Est-il réellement possible d'évaluer la prévalence des troubles psychiques dans la population générale ? Contrairement aux maladies somatiques dont la définition ne souffre guère de problèmes d'interprétation, le recensement des troubles mentaux, dont le diagnostic est éminemment plus subjectif, pose de redoutables difficultés de méthodologie aux chercheurs.

Pour communiquer et développer des études comparables, les spécialistes de pathologies mentales se sont accordés sur des classifications internationales, largement inspirées de la nosographie américaine. Elles s'apparentent à des listes de symptômes, qui doivent figurer selon des combinaisons et des fréquences particulières pour caractériser un diagnostic précis. Mais s'ils prétendent à l'exhaustivité, ces systèmes ne sont pas sans défauts : la définition des troubles psychiques varie d'un système à l'autre, ce qui entraîne des différences de résultats, parfois très importantes.

En matière de psychiatrie, les premières enquêtes épidémiologiques sur des populations de grande ampleur ont été menées aux Etats-Unis au début des années 1980. Les questionnaires étaient alors basés sur le Manuel diagnostique et statistique des troubles mentaux (DSM), un catalogue de plus de 300 symptômes, régulièrement remanié, et devenu la bible des psychiatres du monde entier. Dans les années 1990, l'Organisation mondiale de la santé (OMS) s'est à son tour dotée d'un système d'évaluation, basé sur la classification internationale des maladies (CIM 10).

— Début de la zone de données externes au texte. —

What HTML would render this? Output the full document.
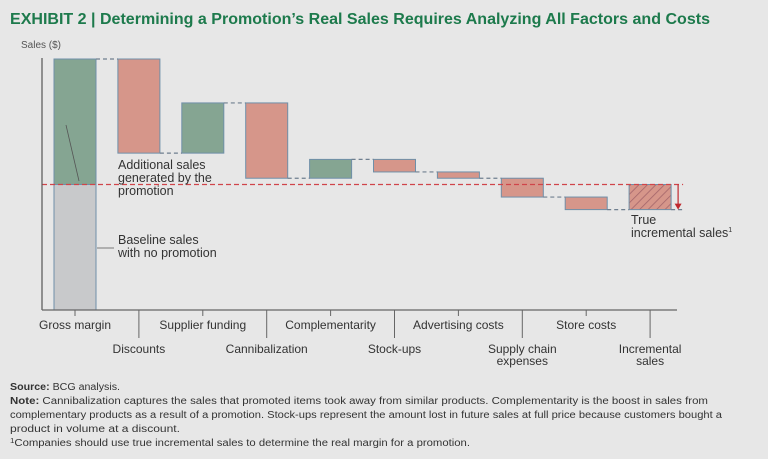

La plupart des études épidémiologiques reprennent l'une ou l'autre de ces classifications : le Mini International Neuropsychiatric Interview (MINI), un entretien diagnostique rapide qui a été utilisé pour l'enquête française "Santé mentale en population générale", s'inspire ainsi à la fois du DSM et de la CIM.

PAS DE "GOLD STANDARD"

Il n'existe pas, "à l'heure actuelle de "gold standard" dans l'évaluation des troubles psychiques", explique Aude Caria, psychologue et responsable méthodologique de l'enquête française, dans une note de cadrage. Or ces différences de méthodologie induisent de nombreux biais dans les comparaisons entre enquêtes, les résultats "pouvant varier de 3 % à 15 % pour les troubles dépressifs par exemple". Ainsi, l'enquête française aboutit, pour les "épisodes dépressifs", à des prévalences plus élevées que les études qui utilisent les critères du DSM IV, plus restrictifs. Les résultats des enquêtes peuvent varier en fonction de la définition des troubles, de la manière dont l'enquêteur pose les questions, mais aussi en fonction de la mémoire des personnes interrogées sur leurs troubles ou plus simplement, de leur niveau culturel.

Chercheur à l'Inserm et co-inventeur du MINI, le docteur Yves Lecrubier admet que les études épidémiologiques en santé mentale comportent de nombreux biais. "Les variations sont certaines d'une étude à l'autre, et ce pour des problèmes méthodologiques", explique-t-il.

Cependant, "les résultats des enquêtes sont fiables au niveau des troubles principaux : on ne se trompe pas sur le nombre de personnes qui présentent une souffrance et un certain nombre de troubles". Reste à affiner, dans ce qui est mesuré, la proportion de personnes qui nécessitent réellement une prise en charge : comme le soulignait le Conseil économique et social, dans un rapport de 1997 sur les maladies mentales, le "risque d'une nosographie extensive serait de psychiatriser à outrance notre société".